> Dataset extract
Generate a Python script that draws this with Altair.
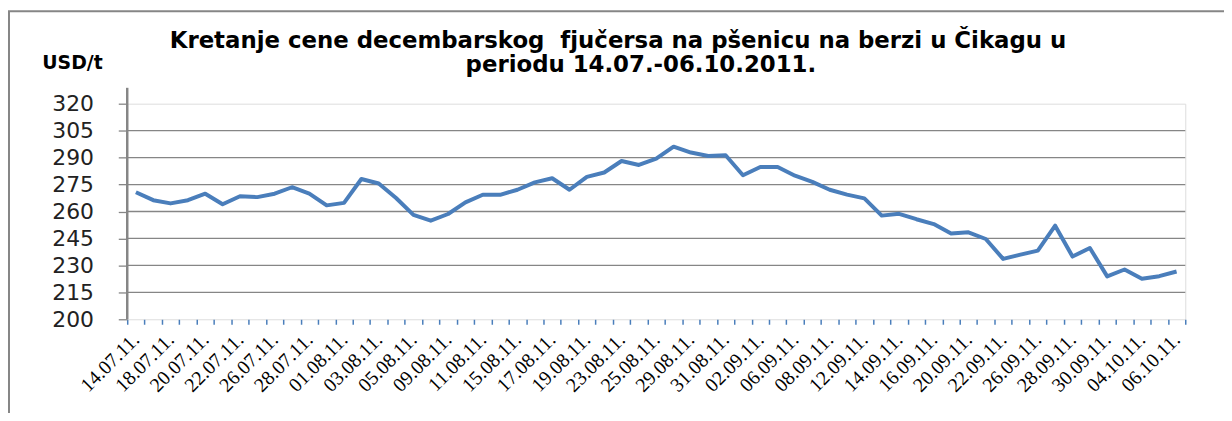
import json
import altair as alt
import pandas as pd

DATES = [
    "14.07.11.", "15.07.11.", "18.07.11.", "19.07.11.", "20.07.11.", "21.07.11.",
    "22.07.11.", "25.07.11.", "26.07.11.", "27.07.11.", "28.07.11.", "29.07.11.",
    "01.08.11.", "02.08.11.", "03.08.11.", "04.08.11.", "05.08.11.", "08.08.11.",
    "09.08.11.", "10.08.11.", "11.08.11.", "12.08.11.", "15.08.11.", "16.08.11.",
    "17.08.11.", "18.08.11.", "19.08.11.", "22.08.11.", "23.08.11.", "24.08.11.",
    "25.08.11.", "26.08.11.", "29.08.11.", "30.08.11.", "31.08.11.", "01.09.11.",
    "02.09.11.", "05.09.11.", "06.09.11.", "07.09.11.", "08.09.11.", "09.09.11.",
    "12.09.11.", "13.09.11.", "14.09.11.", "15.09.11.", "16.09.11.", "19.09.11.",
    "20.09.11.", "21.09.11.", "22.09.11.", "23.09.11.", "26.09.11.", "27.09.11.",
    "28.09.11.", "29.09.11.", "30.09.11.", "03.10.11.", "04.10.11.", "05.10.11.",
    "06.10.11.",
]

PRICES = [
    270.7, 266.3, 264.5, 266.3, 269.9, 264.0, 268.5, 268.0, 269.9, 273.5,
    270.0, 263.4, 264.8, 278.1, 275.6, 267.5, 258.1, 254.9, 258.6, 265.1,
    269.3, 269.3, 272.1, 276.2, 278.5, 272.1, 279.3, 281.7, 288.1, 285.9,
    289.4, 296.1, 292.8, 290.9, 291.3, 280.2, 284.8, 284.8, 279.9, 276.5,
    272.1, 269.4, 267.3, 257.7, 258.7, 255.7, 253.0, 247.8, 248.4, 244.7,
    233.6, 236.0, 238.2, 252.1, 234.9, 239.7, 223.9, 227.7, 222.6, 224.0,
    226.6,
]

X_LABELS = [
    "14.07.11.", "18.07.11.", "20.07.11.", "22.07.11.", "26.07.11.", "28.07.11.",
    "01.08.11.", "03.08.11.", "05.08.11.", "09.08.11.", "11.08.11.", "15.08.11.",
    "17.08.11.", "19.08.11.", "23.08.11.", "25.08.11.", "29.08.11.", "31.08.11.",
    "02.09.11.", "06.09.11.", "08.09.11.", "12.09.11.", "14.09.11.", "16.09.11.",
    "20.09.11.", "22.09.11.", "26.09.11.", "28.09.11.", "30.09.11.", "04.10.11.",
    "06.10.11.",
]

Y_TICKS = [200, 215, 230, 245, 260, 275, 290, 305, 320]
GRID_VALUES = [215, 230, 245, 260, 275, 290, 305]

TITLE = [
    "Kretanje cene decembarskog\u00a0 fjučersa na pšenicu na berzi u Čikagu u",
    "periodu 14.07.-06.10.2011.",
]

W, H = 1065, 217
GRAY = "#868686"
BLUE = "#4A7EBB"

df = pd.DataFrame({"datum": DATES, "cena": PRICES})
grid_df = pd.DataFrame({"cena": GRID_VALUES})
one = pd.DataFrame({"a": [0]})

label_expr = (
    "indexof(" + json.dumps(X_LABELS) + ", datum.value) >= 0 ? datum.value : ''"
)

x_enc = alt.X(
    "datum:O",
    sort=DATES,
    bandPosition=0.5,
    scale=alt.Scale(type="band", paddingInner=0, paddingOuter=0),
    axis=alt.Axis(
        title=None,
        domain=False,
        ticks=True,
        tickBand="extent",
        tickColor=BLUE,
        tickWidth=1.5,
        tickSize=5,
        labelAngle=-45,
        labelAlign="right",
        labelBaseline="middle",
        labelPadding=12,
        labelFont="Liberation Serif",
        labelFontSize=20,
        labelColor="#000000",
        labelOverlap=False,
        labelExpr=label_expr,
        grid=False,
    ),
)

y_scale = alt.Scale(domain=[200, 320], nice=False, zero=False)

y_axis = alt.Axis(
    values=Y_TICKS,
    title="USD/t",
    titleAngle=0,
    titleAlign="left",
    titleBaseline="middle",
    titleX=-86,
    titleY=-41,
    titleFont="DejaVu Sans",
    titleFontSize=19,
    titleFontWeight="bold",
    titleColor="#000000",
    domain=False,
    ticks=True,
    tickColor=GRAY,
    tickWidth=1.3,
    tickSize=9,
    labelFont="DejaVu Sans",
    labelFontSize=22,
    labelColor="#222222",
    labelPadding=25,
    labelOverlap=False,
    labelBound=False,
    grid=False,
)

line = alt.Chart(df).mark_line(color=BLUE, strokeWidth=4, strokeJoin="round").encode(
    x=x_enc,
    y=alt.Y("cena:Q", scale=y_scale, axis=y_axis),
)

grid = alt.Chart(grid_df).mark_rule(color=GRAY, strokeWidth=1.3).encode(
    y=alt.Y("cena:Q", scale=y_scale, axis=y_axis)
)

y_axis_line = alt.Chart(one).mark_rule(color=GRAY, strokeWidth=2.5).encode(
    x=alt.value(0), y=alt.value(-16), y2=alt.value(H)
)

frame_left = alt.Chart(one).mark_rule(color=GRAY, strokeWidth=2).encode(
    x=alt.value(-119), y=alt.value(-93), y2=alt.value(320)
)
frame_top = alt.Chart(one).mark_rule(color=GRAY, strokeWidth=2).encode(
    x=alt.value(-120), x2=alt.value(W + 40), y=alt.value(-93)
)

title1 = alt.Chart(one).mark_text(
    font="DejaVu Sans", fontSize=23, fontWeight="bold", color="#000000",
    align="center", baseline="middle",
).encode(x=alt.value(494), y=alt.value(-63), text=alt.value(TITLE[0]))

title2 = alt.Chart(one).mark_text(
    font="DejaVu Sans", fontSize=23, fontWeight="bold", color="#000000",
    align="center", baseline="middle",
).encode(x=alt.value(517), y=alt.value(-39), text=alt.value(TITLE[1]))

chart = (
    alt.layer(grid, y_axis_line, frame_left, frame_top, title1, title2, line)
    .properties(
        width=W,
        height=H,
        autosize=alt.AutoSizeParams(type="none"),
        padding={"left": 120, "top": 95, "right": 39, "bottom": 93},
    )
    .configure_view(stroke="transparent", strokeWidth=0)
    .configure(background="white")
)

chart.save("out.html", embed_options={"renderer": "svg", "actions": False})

--

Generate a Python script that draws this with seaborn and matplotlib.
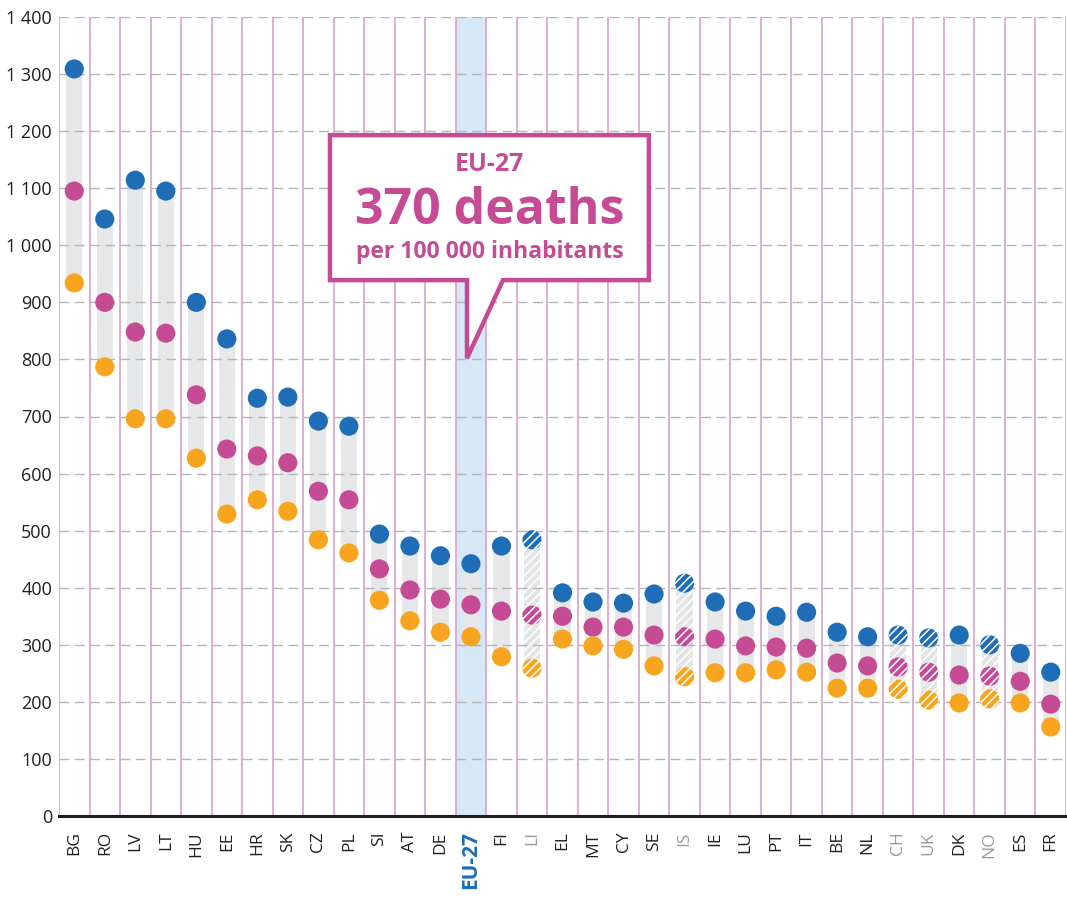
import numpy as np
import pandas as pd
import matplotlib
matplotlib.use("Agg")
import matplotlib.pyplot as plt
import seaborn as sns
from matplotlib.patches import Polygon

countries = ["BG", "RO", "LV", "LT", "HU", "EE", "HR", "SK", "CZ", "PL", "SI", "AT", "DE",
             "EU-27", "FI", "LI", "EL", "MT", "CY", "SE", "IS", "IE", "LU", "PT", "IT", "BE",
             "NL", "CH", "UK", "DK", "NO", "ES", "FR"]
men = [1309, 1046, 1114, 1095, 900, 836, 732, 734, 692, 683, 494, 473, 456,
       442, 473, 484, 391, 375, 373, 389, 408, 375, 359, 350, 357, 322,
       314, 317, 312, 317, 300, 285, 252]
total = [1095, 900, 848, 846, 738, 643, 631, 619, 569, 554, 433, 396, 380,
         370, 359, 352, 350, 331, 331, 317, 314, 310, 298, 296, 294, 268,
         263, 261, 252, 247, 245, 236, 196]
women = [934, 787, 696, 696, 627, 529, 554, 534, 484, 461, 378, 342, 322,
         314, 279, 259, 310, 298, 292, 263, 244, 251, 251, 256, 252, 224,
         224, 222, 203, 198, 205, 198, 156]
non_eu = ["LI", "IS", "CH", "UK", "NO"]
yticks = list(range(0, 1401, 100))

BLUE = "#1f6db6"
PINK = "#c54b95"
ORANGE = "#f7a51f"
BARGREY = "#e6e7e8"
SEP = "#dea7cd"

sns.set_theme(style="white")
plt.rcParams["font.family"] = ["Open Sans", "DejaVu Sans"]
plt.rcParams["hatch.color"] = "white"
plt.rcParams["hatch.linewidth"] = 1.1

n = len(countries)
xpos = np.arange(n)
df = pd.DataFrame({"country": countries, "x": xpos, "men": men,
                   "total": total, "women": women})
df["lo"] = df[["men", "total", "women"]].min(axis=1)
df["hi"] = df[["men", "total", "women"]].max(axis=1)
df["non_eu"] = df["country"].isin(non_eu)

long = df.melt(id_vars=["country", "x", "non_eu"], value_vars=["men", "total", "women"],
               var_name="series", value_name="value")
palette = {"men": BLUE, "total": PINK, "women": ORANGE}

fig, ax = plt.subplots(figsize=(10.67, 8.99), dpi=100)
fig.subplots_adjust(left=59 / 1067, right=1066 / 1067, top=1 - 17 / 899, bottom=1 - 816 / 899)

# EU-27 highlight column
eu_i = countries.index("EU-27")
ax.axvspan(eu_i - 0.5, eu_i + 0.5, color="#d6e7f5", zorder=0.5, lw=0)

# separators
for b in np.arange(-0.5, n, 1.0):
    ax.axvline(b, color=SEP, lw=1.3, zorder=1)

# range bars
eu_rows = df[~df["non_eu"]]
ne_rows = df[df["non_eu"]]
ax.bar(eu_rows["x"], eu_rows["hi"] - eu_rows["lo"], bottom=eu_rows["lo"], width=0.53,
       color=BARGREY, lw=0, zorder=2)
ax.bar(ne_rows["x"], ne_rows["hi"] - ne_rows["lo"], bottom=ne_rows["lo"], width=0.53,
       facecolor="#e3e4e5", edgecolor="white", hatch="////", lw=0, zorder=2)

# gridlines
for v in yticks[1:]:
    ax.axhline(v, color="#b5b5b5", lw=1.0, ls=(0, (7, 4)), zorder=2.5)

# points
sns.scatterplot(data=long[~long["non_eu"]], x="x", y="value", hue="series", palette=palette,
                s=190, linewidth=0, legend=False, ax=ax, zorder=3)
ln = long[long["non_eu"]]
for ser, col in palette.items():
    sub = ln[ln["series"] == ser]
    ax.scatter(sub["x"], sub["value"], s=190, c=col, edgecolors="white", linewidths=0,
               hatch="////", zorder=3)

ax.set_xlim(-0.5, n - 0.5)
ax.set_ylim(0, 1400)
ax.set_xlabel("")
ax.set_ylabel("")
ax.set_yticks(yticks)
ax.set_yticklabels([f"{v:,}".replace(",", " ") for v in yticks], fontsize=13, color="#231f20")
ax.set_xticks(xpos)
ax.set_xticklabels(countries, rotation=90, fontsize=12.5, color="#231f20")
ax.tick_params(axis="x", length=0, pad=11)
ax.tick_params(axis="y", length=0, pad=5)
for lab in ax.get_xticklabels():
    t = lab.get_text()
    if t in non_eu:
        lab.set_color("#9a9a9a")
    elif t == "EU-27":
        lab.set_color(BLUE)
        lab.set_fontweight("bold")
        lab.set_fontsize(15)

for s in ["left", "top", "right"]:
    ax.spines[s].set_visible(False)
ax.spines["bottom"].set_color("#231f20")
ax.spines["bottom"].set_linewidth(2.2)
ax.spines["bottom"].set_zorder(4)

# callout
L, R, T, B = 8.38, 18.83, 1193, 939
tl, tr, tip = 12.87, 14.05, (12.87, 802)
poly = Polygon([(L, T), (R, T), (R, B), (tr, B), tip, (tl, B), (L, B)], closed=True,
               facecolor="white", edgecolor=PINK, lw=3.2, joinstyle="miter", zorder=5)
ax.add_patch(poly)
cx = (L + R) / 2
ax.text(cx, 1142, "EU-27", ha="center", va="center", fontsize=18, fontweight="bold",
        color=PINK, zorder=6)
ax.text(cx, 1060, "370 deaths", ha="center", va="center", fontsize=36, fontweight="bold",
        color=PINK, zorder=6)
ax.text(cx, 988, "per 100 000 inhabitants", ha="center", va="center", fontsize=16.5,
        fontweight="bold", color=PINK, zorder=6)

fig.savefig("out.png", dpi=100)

> What is asked
Reproduce exactly the section that begins with the line containing "Generate a Python script that draws this with seaborn" and ends with the line containing "from matplotlib.patches import Polygon". Both boundary lines belong in the copy, but pictures do not.

> The reply
Generate a Python script that draws this with seaborn and matplotlib.
import numpy as np
import pandas as pd
import matplotlib
matplotlib.use("Agg")
import matplotlib.pyplot as plt
import seaborn as sns
from matplotlib.patches import Polygon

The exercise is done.